There’s a lot that I love about this screenplay and how it’s able to carry it’s narrative across multiple points in time. It creates an interesting dynamic and puts us on the backfoot as we try to piece together what we know of the past and present to make sense of the story. It keeps the story interesting and lets us feel the dept of De Niro in his performance. My one quibble is that the film’s extended cold opening leaves it’s audience in the dark for too long. Granted, the rest of the film was more than worth this stilted first impression, I can’t recommend it to an audience who doesn’t have the patience to give a film a chance to develop.
The film’s emotional breadth is a honestly quite awe inspiring with how the film is able to take you on a rollercoaster ride of feelings. Granted, for the film’s runtime, you hope there’s some variety in the places it takes you and I can happily say it never feels the need to repeat itself. There are aspects of this film which have the hallmarks of a rough ghetto bildungsroman; there’s elements of a noir mystery with the film’s framing device; while other arcs are more recognisable as a traditional gangster narrative which you’d expect from a film like this. What caught me absolutely off-guard was how erotically charged quite a few of the film’s scenes were. Sex has always been a staple of gangster and noir films as a lurid set dressing to titillate an audience but here, as is more often found in arthouse European cinema, there’s an energy and thought behind it which really sets it apart. I was not expecting to be taken on this journey but I have to admit that I enjoyed almost every minute of it.
The performances from the ensemble cast are superb across the board but De Niro should be specifically highlighted. De Niro’s Noodles is given a significant depth to which with the film can explore his character. His arc from impulsive and destructive youth to remorseful old age as he struggles with the consequences of his earlier choices is a compelling one. With the film’s run time, we get a lot of perspectives on his character that works to frustrate our categorisation of the character. We see how he betrays and harms those closest to him for the best and worst of intentions. It’s an intense character study which doesn’t shy away from showing us the brutality behind the charm of our criminal protagonist. It’s depiction of sexual assault, especially, is one which the film goes to great lengths to depict in all it’s confronting horror and I feel it prudent to mention it here…
Sergio Leone is a master of the art of cinema and this is on full display in his attention to detail here with superb cinematography. The shot composition makes a lot of use of space and montage to highlight the act of seeing especially as the film goes to great lengths to showcase with extended sequences of shot-reverse-shot used purely to convey this to us. Leone’s style for this film is an interesting mix of subtle and stylised imagery which almost comes together in a surreal manner for the audience. It gives the entire film an almost dreamlike quality as we see familiar images of American city life portrayed in just a slightly off-kilter way.
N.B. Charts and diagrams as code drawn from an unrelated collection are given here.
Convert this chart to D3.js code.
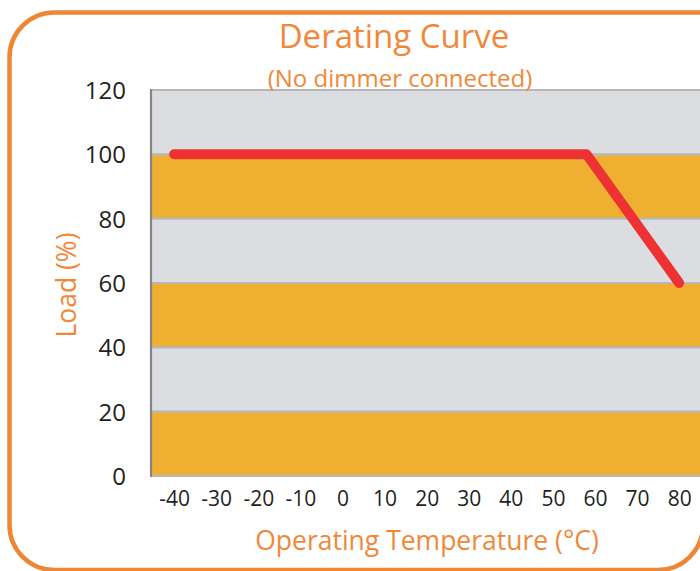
<!DOCTYPE html>
<html>
<head>
<meta charset="utf-8">
<script src="https://cdn.jsdelivr.net/npm/d3@7"></script>
<style>
  html, body { margin: 0; padding: 0; background: #fff; }
  svg { display: block; }
</style>
</head>
<body>
<svg id="chart" width="700" height="571"></svg>
<script>
// ---- data ----
const temperatures = [-40, 58, 80];
const loads = [100, 100, 60];
const xTicks = [-40, -30, -20, -10, 0, 10, 20, 30, 40, 50, 60, 70, 80];
const yTicks = [0, 20, 40, 60, 80, 100, 120];
const bandStarts = [0, 40, 80]; // orange bands: 0-20, 40-60, 80-100

const svg = d3.select("#chart");
const orange = "#f0883a";
const xMin = -45.5, xMax = 87;

const x = d3.scaleLinear().domain([xMin, xMax]).range([151, 708.6]);
const y = d3.scaleLinear().domain([0, 120]).range([476, 90]);

// border
svg.append("path")
  .attr("d", "M760,12.5 L54.5,12.5 A45,45 0 0 0 9.5,57.5 L9.5,525 A45,45 0 0 0 54.5,570 L658,570 A45,45 0 0 0 703,525 L703,12.5")
  .attr("fill", "none")
  .attr("stroke", "#ef8633")
  .attr("stroke-width", 4.5);

// plot background
svg.append("rect")
  .attr("x", x(xMin)).attr("y", y(120))
  .attr("width", x(xMax) - x(xMin)).attr("height", y(0) - y(120))
  .attr("fill", "#dcdde0");

svg.selectAll("rect.band").data(bandStarts).join("rect")
  .attr("class", "band")
  .attr("x", x(xMin)).attr("y", d => y(d + 20))
  .attr("width", x(xMax) - x(xMin)).attr("height", d => y(d) - y(d + 20))
  .attr("fill", "#efb032");

// gridlines
svg.selectAll("line.grid").data(yTicks).join("line")
  .attr("class", "grid")
  .attr("x1", x(xMin)).attr("x2", x(xMax))
  .attr("y1", d => y(d)).attr("y2", d => y(d))
  .attr("stroke", "#b7b7b9")
  .attr("stroke-width", 2.2);

// left axis line
svg.append("line")
  .attr("x1", x(xMin)).attr("x2", x(xMin))
  .attr("y1", y(120) - 1).attr("y2", y(0) + 1)
  .attr("stroke", "#86868a")
  .attr("stroke-width", 2.2);

// y axis labels
const yAxis = d3.axisLeft(y).tickValues(yTicks).tickSize(0).tickPadding(0);
const gy = svg.append("g").attr("transform", "translate(126,0)").call(yAxis);
gy.select(".domain").remove();
gy.selectAll("text")
  .attr("font-family", "Open Sans, sans-serif")
  .attr("font-size", 24)
  .attr("fill", "#231f20")
  .attr("dy", "0.36em");

// x axis labels
const xAxis = d3.axisBottom(x).tickValues(xTicks).tickSize(0).tickPadding(0).tickFormat(d => String(d));
const gx = svg.append("g").attr("transform", "translate(0,491)").call(xAxis);
gx.select(".domain").remove();
gx.selectAll("text")
  .attr("font-family", "Open Sans, sans-serif")
  .attr("font-size", 21)
  .attr("fill", "#231f20")
  .attr("dy", "0.71em");

// line
const line = d3.line().x((d, i) => x(temperatures[i])).y(d => y(d));
svg.append("path")
  .datum(loads)
  .attr("d", line)
  .attr("fill", "none")
  .attr("stroke", "#ee3233")
  .attr("stroke-width", 10)
  .attr("stroke-linecap", "round")
  .attr("stroke-linejoin", "round");

// titles
svg.append("text")
  .attr("x", 394).attr("y", 48)
  .attr("text-anchor", "middle")
  .attr("font-family", "Open Sans, sans-serif")
  .attr("font-size", 33)
  .attr("fill", orange)
  .text("Derating Curve");

svg.append("text")
  .attr("x", 400).attr("y", 86.5)
  .attr("text-anchor", "middle")
  .attr("font-family", "Open Sans, sans-serif")
  .attr("font-size", 24)
  .attr("fill", orange)
  .text("(No dimmer connected)");

svg.append("text")
  .attr("x", 427).attr("y", 550)
  .attr("text-anchor", "middle")
  .attr("font-family", "Open Sans, sans-serif")
  .attr("font-size", 26.5)
  .attr("fill", orange)
  .text("Operating Temperature (°C)");

svg.append("text")
  .attr("transform", "translate(76,285) rotate(-90)")
  .attr("text-anchor", "middle")
  .attr("font-family", "Open Sans, sans-serif")
  .attr("font-size", 26.5)
  .attr("fill", orange)
  .text("Load (%)");
</script>
</body>
</html>
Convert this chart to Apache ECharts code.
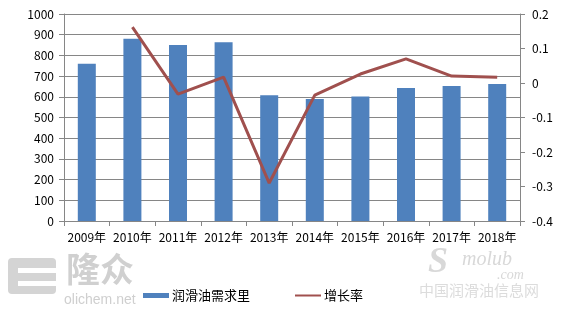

It’s a unique feeling and not one I expected from a rough and tumble gangster film but it is one that I very much enjoyed.
The depth of thought invested into the film’s production found it’s way similarly into the film’s audio design. For anyone who’s aware of composer, Ennio Morricone, other work; you’ll notice distinct similarities with some of his other work with Leone on Westerns. In particular, he has a way of combining strings and wind pieces together into sweeping and nostalgic movements which really hammer home the emotional journey of our characters. Of note, as an aside for how it stood out, was the film’s use of an instrumental cover of The Beatle’s Yesterday. It was a perfect accompaniment for the sorrowful and regretful Noodles in his old age and certainly left an impression on myself my companion for the screening.
This film asks a lot of its audience in terms of runtime alone… but I’d argue that it’s worth what it asks of you. The story’s structure and pacing help to capture to attention for the film’s extended runtime and keep you invested across the hours you will spend in it’s embrace. The cinematography and visual direction work together to create a beautiful dream-like feeling for much of the film’s runtime. The film similarly makes inspired use of the various pieces in it’s soundtrack to reinforce the emotional beats of the film in a way which ultimately haunts you far beyond the film’s runtime. It’s, at times, a confront piece of cinema but if you have the stamina and fortitude to bear through it; it’s a classic of cinema which is worthwhile to experience in its totality.
We at Capsule Computers also wish the best to David Quinn and Jason Davis who leave behind their roles as hosts for In the House to move on to other things. We’ve enjoyed their antics for the last couple of years and we look forward to whatever other projects they pursue.